Skipping all pictures, set down the lines of the listing from the first through the one with "x2=alt.value(646), y=alt.value(136), y2=alt.value(483))".

▸ **Raw data**:
== == ==
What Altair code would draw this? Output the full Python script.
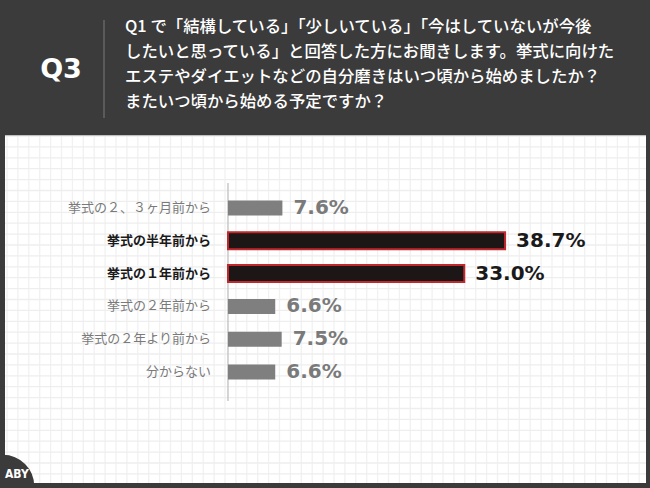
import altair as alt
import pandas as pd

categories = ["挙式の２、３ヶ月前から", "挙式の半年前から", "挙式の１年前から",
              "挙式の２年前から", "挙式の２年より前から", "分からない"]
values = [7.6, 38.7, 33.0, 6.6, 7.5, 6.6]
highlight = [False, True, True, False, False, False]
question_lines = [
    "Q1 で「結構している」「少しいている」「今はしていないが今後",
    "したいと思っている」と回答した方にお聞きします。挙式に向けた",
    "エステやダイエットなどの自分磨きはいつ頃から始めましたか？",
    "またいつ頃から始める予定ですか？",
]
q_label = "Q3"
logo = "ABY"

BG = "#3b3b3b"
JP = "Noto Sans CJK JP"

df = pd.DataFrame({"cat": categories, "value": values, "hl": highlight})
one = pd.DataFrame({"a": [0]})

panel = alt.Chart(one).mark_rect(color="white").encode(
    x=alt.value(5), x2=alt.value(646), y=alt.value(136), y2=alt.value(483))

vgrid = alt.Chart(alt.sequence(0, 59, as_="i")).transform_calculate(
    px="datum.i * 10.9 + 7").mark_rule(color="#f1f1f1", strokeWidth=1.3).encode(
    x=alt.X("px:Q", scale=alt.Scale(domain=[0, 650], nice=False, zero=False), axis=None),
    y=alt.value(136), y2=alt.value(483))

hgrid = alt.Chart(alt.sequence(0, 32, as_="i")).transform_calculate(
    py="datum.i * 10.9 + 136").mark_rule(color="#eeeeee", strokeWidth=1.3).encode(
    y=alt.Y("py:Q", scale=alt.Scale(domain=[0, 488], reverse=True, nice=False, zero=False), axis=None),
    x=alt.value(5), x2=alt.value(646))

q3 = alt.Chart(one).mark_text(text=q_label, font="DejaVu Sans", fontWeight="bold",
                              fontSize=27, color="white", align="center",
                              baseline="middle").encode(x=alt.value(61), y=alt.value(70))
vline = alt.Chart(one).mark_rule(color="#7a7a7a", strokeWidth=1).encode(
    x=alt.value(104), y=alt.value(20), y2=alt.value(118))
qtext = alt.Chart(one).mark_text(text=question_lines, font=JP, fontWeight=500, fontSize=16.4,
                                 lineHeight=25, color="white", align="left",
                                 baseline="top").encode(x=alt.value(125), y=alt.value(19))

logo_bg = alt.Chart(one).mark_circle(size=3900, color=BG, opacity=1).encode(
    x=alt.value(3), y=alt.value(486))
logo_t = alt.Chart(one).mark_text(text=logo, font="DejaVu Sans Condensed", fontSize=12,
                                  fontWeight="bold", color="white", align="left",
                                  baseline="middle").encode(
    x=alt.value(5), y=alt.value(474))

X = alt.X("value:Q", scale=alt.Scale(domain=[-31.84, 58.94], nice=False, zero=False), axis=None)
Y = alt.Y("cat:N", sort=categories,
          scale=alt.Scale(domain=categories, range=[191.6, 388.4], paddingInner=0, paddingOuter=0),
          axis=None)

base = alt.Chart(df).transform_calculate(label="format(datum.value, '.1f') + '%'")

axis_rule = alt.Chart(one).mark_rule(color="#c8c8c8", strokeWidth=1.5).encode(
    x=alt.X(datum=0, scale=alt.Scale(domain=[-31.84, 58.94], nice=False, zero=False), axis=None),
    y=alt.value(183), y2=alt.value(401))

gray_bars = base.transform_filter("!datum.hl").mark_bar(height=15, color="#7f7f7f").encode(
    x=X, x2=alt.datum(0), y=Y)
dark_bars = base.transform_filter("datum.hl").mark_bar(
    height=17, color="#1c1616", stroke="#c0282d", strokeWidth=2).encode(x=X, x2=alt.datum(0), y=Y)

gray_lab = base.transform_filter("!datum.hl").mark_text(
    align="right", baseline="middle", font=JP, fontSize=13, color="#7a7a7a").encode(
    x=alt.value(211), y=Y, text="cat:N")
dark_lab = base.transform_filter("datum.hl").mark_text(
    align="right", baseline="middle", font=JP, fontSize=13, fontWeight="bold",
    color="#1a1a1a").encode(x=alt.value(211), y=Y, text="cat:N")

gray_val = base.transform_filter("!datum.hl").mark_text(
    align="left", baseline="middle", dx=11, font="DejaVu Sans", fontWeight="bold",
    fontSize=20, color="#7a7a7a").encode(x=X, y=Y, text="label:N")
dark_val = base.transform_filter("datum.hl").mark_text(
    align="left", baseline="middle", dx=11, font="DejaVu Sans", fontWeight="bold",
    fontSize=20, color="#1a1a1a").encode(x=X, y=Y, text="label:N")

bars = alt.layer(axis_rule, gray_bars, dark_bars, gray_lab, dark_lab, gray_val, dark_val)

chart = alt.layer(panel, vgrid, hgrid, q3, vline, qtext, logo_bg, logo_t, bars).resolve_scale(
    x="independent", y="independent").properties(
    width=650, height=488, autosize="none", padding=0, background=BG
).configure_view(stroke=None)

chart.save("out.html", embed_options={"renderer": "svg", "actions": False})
== == ==
▸ **Solution to this problem**:
What Altair code would draw this? Output the full Python script.
import altair as alt
import pandas as pd

categories = ["挙式の２、３ヶ月前から", "挙式の半年前から", "挙式の１年前から",
              "挙式の２年前から", "挙式の２年より前から", "分からない"]
values = [7.6, 38.7, 33.0, 6.6, 7.5, 6.6]
highlight = [False, True, True, False, False, False]
question_lines = [
    "Q1 で「結構している」「少しいている」「今はしていないが今後",
    "したいと思っている」と回答した方にお聞きします。挙式に向けた",
    "エステやダイエットなどの自分磨きはいつ頃から始めましたか？",
    "またいつ頃から始める予定ですか？",
]
q_label = "Q3"
logo = "ABY"

BG = "#3b3b3b"
JP = "Noto Sans CJK JP"

df = pd.DataFrame({"cat": categories, "value": values, "hl": highlight})
one = pd.DataFrame({"a": [0]})

panel = alt.Chart(one).mark_rect(color="white").encode(
    x=alt.value(5), x2=alt.value(646), y=alt.value(136), y2=alt.value(483))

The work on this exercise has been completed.